Source : Cass. Com., 24 janvier 2018, pourvoi n° 16-20.197 F-P+B.
Les Ordonnances du Juge Commissaire ne sont pas portées à la connaissance de toutes les parties de la même manière. En effet, l’article R. 621-21 du Code de Commerce prévoit que les Ordonnances sont « communiquées au Mandataire de Justice et notifiées aux parties ».
Toute la difficulté est que ce même article R. 621-21 prévoit dans son alinéa suivant que : « ces Ordonnances peuvent faire l’objet d’un recours devant le Tribunal dans les 10 jours de la communication ou de la notification, par déclaration faite contre récépissé, ou adressées par lettre recommandée avec demande d’avis de réception au Greffe ».
Se pose alors la question de la vérification du point de départ du délai, pour le Mandataire judiciaire, pour lequel le Greffe n’est pas tenu de procéder par voie de lettre recommandée avec demande d’avis de réception et dont la date de communication ne peut donc quasiment jamais être connue avec certitude.

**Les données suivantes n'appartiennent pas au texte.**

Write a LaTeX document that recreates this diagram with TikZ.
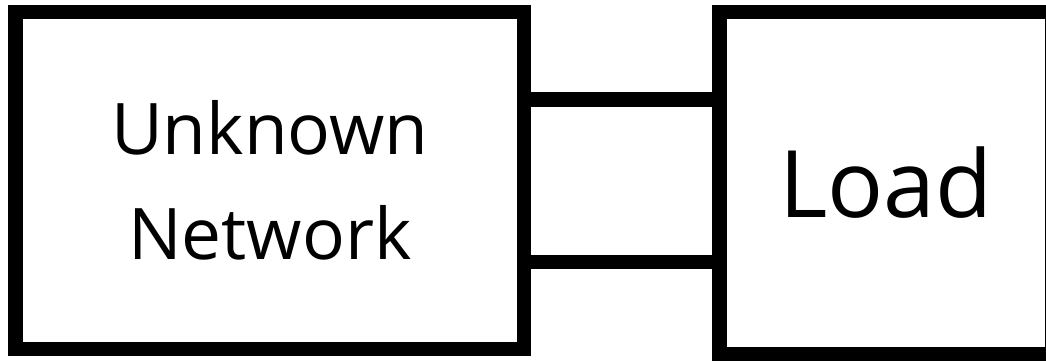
\documentclass[tikz,border=0pt]{standalone}
\usepackage{fontspec}
\setmainfont{Open Sans}
\usepackage{tikz}
\usetikzlibrary{positioning,calc}
\tikzset{
  blk/.style={draw=black, line width=0.29cm, fill=white, align=center,
              inner sep=0pt},
  wire/.style={draw=black, line width=0.29cm},
}

\begin{document}
\begin{tikzpicture}
\useasboundingbox (0,0) rectangle (20.92,-7.22);

\node[blk, minimum width=10.17cm, minimum height=6.74cm,
      font=\fontsize{40.5}{59.5}\selectfont] at (5.395,-3.61) (unk)
  {Unknown\\Network};
\node[blk, minimum width=6.65cm, minimum height=6.84cm,
      font=\fontsize{53}{64}\selectfont] at (17.715,-3.66) (load)
  {Load};

% two wires between the boxes
\foreach \dy in {1.62,-1.63}{
  \draw[wire] ([yshift=\dy cm]unk.east) -- ([yshift=\dy cm]unk.east -| load.west);}
\end{tikzpicture}
\end{document}
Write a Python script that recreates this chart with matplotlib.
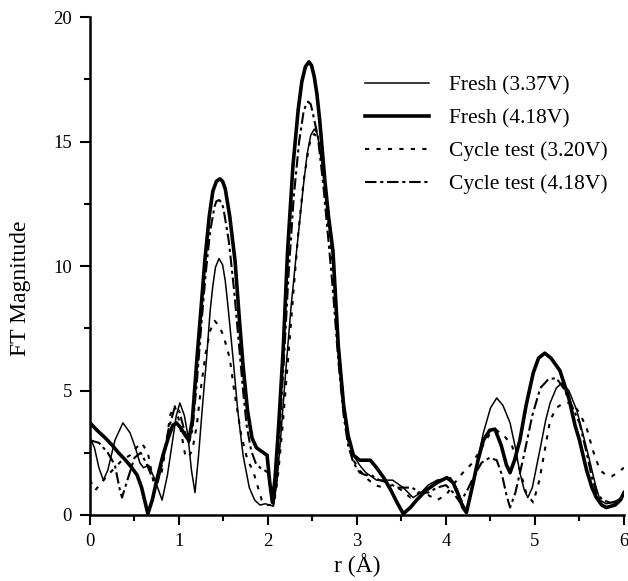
import matplotlib
matplotlib.use("Agg")
import matplotlib.pyplot as plt
from matplotlib.ticker import MultipleLocator

# ── data (r in Å, FT magnitude) ──────────────────────────────────────────────
r_fresh_337 = [0.00, 0.05, 0.10, 0.15, 0.20, 0.28, 0.37, 0.45, 0.51, 0.56, 0.60, 0.66,
               0.72, 0.81, 0.87, 0.92, 0.97, 1.01, 1.06, 1.10, 1.14, 1.18, 1.22, 1.26,
               1.31, 1.35, 1.38, 1.41, 1.45, 1.49, 1.52, 1.55, 1.61, 1.66, 1.72, 1.79,
               1.85, 1.91, 1.97, 2.02, 2.06, 2.10, 2.14, 2.20, 2.26, 2.33, 2.40, 2.44,
               2.48, 2.52, 2.55, 2.58, 2.62, 2.68, 2.73, 2.79, 2.85, 2.90, 2.96, 3.03,
               3.10, 3.22, 3.30, 3.40, 3.52, 3.63, 3.72, 3.80, 3.90, 4.05, 4.13, 4.18,
               4.23, 4.30, 4.36, 4.42, 4.50, 4.57, 4.64, 4.72, 4.78, 4.83, 4.88, 4.92,
               4.97, 5.06, 5.12, 5.17, 5.24, 5.30, 5.38, 5.47, 5.55, 5.62, 5.68, 5.73,
               5.80, 5.86, 5.93, 6.00]
ft_fresh_337 = [3.1, 2.7, 1.9, 1.4, 1.8, 3.0, 3.7, 3.3, 2.7, 2.1, 1.9, 2.0,
                1.5, 0.6, 1.6, 2.8, 4.0, 4.5, 4.0, 3.2, 1.8, 0.9, 2.4, 4.2,
                6.3, 8.2, 9.2, 9.95, 10.3, 10.05, 9.4, 8.4, 6.2, 4.2, 2.4, 1.1,
                0.6, 0.4, 0.45, 0.4, 0.35, 1.3, 3.0, 5.8, 8.4, 10.9, 13.3, 14.5,
                15.25, 15.5, 15.35, 14.8, 13.8, 11.9, 10.4, 7.0, 4.6, 3.2, 2.4, 2.0,
                1.7, 1.4, 1.4, 1.4, 1.1, 0.7, 0.9, 1.2, 1.4, 1.5, 1.0, 0.5,
                0.2, 1.2, 2.3, 3.3, 4.3, 4.7, 4.4, 3.7, 2.7, 1.7, 1.0, 0.7,
                1.1, 2.7, 3.8, 4.5, 5.1, 5.3, 5.0, 4.2, 3.1, 2.1, 1.2, 0.6,
                0.45, 0.5, 0.6, 0.8]

r_fresh_418 = [0.00, 0.08, 0.17, 0.25, 0.32, 0.40, 0.47, 0.53, 0.58, 0.62, 0.65, 0.70,
               0.75, 0.82, 0.88, 0.93, 0.97, 1.02, 1.07, 1.11, 1.15, 1.20, 1.25, 1.29,
               1.34, 1.38, 1.42, 1.46, 1.49, 1.52, 1.57, 1.63, 1.68, 1.72, 1.77, 1.82,
               1.87, 1.93, 1.99, 2.02, 2.05, 2.08, 2.12, 2.17, 2.22, 2.28, 2.34, 2.38,
               2.42, 2.46, 2.49, 2.52, 2.55, 2.58, 2.64, 2.68, 2.73, 2.79, 2.85, 2.90,
               2.96, 3.03, 3.10, 3.15, 3.22, 3.30, 3.38, 3.45, 3.52, 3.60, 3.67, 3.78,
               3.90, 4.01, 4.08, 4.14, 4.19, 4.23, 4.30, 4.36, 4.42, 4.49, 4.55, 4.62,
               4.68, 4.72, 4.77, 4.83, 4.90, 4.98, 5.04, 5.11, 5.18, 5.28, 5.38, 5.45,
               5.50, 5.58, 5.64, 5.69, 5.75, 5.80, 5.90, 5.96, 6.00]
ft_fresh_418 = [3.7, 3.4, 3.1, 2.8, 2.5, 2.2, 1.9, 1.6, 1.1, 0.5, 0.05, 0.6,
                1.4, 2.4, 3.1, 3.6, 3.7, 3.5, 3.2, 3.0, 3.8, 6.2, 8.4, 10.2,
                12.0, 13.0, 13.4, 13.5, 13.4, 13.1, 12.0, 10.2, 7.8, 6.0, 4.2, 3.1,
                2.7, 2.55, 2.4, 1.3, 0.5, 1.5, 3.6, 6.6, 10.6, 14.0, 16.3, 17.4,
                18.0, 18.2, 18.05, 17.6, 16.9, 15.9, 13.4, 12.0, 10.6, 6.8, 4.4, 3.2,
                2.4, 2.2, 2.2, 2.2, 1.9, 1.5, 1.0, 0.5, 0.05, 0.3, 0.6, 1.0,
                1.3, 1.5, 1.3, 0.8, 0.3, 0.1, 1.2, 2.2, 3.0, 3.4, 3.45, 2.8,
                2.0, 1.7, 2.2, 3.0, 4.4, 5.7, 6.3, 6.5, 6.3, 5.8, 4.7, 3.6,
                3.0, 1.8, 1.1, 0.7, 0.4, 0.3, 0.4, 0.6, 0.9]

r_cycle_320 = [0.00, 0.06, 0.13, 0.20, 0.28, 0.36, 0.45, 0.52, 0.58, 0.65, 0.72, 0.80,
               0.85, 0.90, 0.95, 1.00, 1.07, 1.10, 1.15, 1.20, 1.25, 1.30, 1.35, 1.40,
               1.45, 1.50, 1.57, 1.62, 1.70, 1.77, 1.83, 1.88, 1.93, 1.98, 2.03, 2.07,
               2.11, 2.16, 2.22, 2.28, 2.34, 2.40, 2.46, 2.49, 2.52, 2.55, 2.57, 2.62,
               2.68, 2.73, 2.79, 2.85, 2.90, 2.96, 3.03, 3.10, 3.20, 3.30, 3.40, 3.50,
               3.60, 3.70, 3.80, 3.90, 4.00, 4.10, 4.19, 4.30, 4.40, 4.50, 4.57, 4.65,
               4.74, 4.83, 4.90, 4.98, 5.05, 5.12, 5.17, 5.24, 5.32, 5.42, 5.50, 5.58,
               5.65, 5.73, 5.80, 5.86, 5.93, 6.00]
ft_cycle_320 = [1.4, 1.0, 1.3, 1.6, 1.9, 2.2, 2.4, 2.7, 2.9, 2.5, 1.2, 1.6,
                2.7, 4.0, 4.4, 3.8, 2.4, 2.3, 2.6, 3.6, 5.2, 6.5, 7.4, 7.8,
                7.6, 7.2, 6.3, 5.0, 3.2, 2.2, 1.8, 1.2, 0.6, 0.4, 0.4, 0.5,
                1.5, 3.4, 6.0, 8.7, 11.3, 13.4, 14.8, 15.2, 15.3, 15.2, 15.0, 13.8,
                11.6, 10.0, 6.8, 4.4, 3.0, 2.2, 1.8, 1.5, 1.2, 1.1, 1.2, 1.0,
                0.7, 0.9, 0.8, 0.6, 0.8, 1.3, 1.7, 2.1, 2.7, 3.3, 3.4, 3.2,
                2.8, 1.8, 0.9, 0.5, 1.4, 2.8, 3.8, 4.3, 4.5, 4.5, 4.1, 3.5,
                2.6, 1.8, 1.6, 1.55, 1.7, 1.9]

r_cycle_418 = [0.00, 0.10, 0.20, 0.28, 0.33, 0.36, 0.42, 0.50, 0.57, 0.63, 0.70, 0.76,
               0.82, 0.88, 0.95, 1.00, 1.06, 1.11, 1.15, 1.20, 1.25, 1.30, 1.35, 1.40,
               1.42, 1.45, 1.48, 1.50, 1.56, 1.62, 1.67, 1.72, 1.76, 1.81, 1.86, 1.91,
               1.96, 2.00, 2.03, 2.06, 2.09, 2.13, 2.18, 2.23, 2.29, 2.35, 2.40, 2.43,
               2.45, 2.48, 2.50, 2.56, 2.62, 2.68, 2.73, 2.79, 2.85, 2.90, 2.96, 3.03,
               3.10, 3.16, 3.25, 3.35, 3.45, 3.55, 3.62, 3.70, 3.80, 3.90, 4.00, 4.08,
               4.16, 4.24, 4.32, 4.40, 4.49, 4.57, 4.63, 4.68, 4.72, 4.78, 4.87, 4.97,
               5.06, 5.15, 5.24, 5.32, 5.40, 5.50, 5.58, 5.64, 5.69, 5.76, 5.84, 5.92,
               6.00]
ft_cycle_418 = [3.0, 2.9, 2.5, 2.0, 1.1, 0.7, 1.4, 2.3, 2.5, 2.1, 1.5, 1.3,
                2.2, 3.4, 4.3, 4.2, 3.4, 2.9, 3.4, 5.3, 7.6, 9.7, 11.4, 12.4,
                12.6, 12.65, 12.55, 12.3, 11.0, 9.0, 7.0, 5.0, 3.6, 2.6, 2.1, 1.9,
                1.8, 1.7, 1.0, 0.4, 1.3, 3.4, 6.3, 9.6, 12.8, 15.0, 16.2, 16.5,
                16.6, 16.5, 16.2, 15.2, 13.3, 11.0, 9.0, 6.2, 4.0, 2.8, 2.1, 1.7,
                1.6, 1.6, 1.4, 1.3, 1.1, 1.1, 1.1, 0.9, 0.9, 1.1, 1.2, 0.9,
                0.5, 1.0, 1.6, 2.1, 2.3, 2.2, 1.6, 0.8, 0.3, 0.9, 2.3, 4.0,
                5.1, 5.45, 5.5, 5.1, 4.5, 3.7, 2.5, 1.5, 0.9, 0.6, 0.5, 0.5,
                0.7]

labels = ["Fresh (3.37V)", "Fresh (4.18V)", "Cycle test (3.20V)", "Cycle test (4.18V)"]

plt.rcParams["font.family"] = ["Liberation Serif", "DejaVu Serif"]
plt.rcParams["font.size"] = 13.5

fig = plt.figure(figsize=(6.28, 5.81), dpi=100)
ax = fig.add_axes([0.1433, 0.1136, 0.8503, 0.8571])

ax.plot(r_fresh_337, ft_fresh_337, color="black", lw=1.1, label=labels[0])
ax.plot(r_fresh_418, ft_fresh_418, color="black", lw=2.6, label=labels[1])
ax.plot(r_cycle_320, ft_cycle_320, color="black", lw=1.5,
        linestyle=(0, (2, 3.5)), label=labels[2])
ax.plot(r_cycle_418, ft_cycle_418, color="black", lw=1.5,
        linestyle=(0, (5.5, 1.8, 1.5, 1.8)), label=labels[3])

ax.set_xlim(0, 6)
ax.set_ylim(0, 20)
ax.xaxis.set_major_locator(MultipleLocator(1))
ax.xaxis.set_minor_locator(MultipleLocator(0.5))
ax.yaxis.set_major_locator(MultipleLocator(5))
ax.yaxis.set_minor_locator(MultipleLocator(2.5))
ax.tick_params(which="major", direction="out", length=7, width=1.5, pad=6)
ax.tick_params(which="minor", direction="out", length=4, width=1.5)
for side in ("top", "right"):
    ax.spines[side].set_visible(False)
for side in ("left", "bottom"):
    ax.spines[side].set_linewidth(1.8)

ax.set_xlabel("r (Å)", fontsize=17, labelpad=2)
ax.set_ylabel("FT Magnitude", fontsize=17)
ax.yaxis.set_label_coords(-0.11, 0.456)

ax.legend(loc="upper left", bbox_to_anchor=(0.550, 0.904),
          bbox_transform=fig.transFigure, frameon=False, fontsize=15.5,
          handlelength=3.0, handletextpad=0.93, labelspacing=0.6)

fig.savefig("out.png", dpi=100)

Dans le cas d’espèce, la décision du Juge Commissaire portait sur une demande de revendication formulée par un créancier. Le Juge Commissaire fait droit à la demande et l’Ordonnance est notifiée au créancier, mais simplement communiquée au Mandataire.
Le créancier adresse alors au Liquidateur une lettre recommandée avec demande d’avis de réception en visant l’Ordonnance du Juge Commissaire.
Le Mandataire finit par former un recours à l’encontre de l’Ordonnance, que la Cour d’Appel écarte comme étant irrecevable, dans la mesure où le recours a été formé au-delà du délai de 10 jours à compter de la réception de la lettre recommandée du créancier.
La Cour de cassation casse l’arrêt d’appel, considérant que la lettre recommandée n’a eu aucun effet sur le délai de recours. Elle rend son arrêt au visa de l’article R. 621-21, qui ne prévoit donc qu’une notification à l’égard du Juge Commissaire, mais également au visa de l’article 651 du Code de procédure civile, en son alinéa 3, qui prévoit quant à lui que « la notification peut toujours être faite par voie de signification, alors même que la loi l’aurait prévu sous une autre forme ».
C’est-à-dire que le créancier peut tout à fait faire en sorte que le délai de recours commence à courir, avec date certaine, à l’égard du Mandataire, mais non pas par le biais d’une lettre recommandée, mais bien par celui d’une signification par voie d’Huissier de Justice. C’est le droit commun des significations des décisions de justice.
L’arrêt est quelque peu sévère en ce qu’il valide une vraie différence de traitement entre les différentes parties au litige, au sein desquelles le Mandataire judiciaire n’est clairement pas traité à la même enseigne. Celui-ci, à l’inverse des autres parties, peut bien se prévaloir des dates de notification qu’est en mesure de lui transmettre le Greffe. Les autres parties, quant à elles, ne peuvent se satisfaire de la simple communication du Greffe et sont à l’inverse tenues de signifier la décision, pour s’assurer du point de départ du délai.
Très clairement, la décision de la Cour de cassation est tout à fait « orthodoxe » dans son approche de la solution juridique. Mais elle n’est clairement pas satisfaisante, car elle ne résout pas la distorsion originelle créée par le texte.
Pour autant l’arrêt est appelé à la plus large publicité, puisqu’il porte les mentions FS-P+B+I.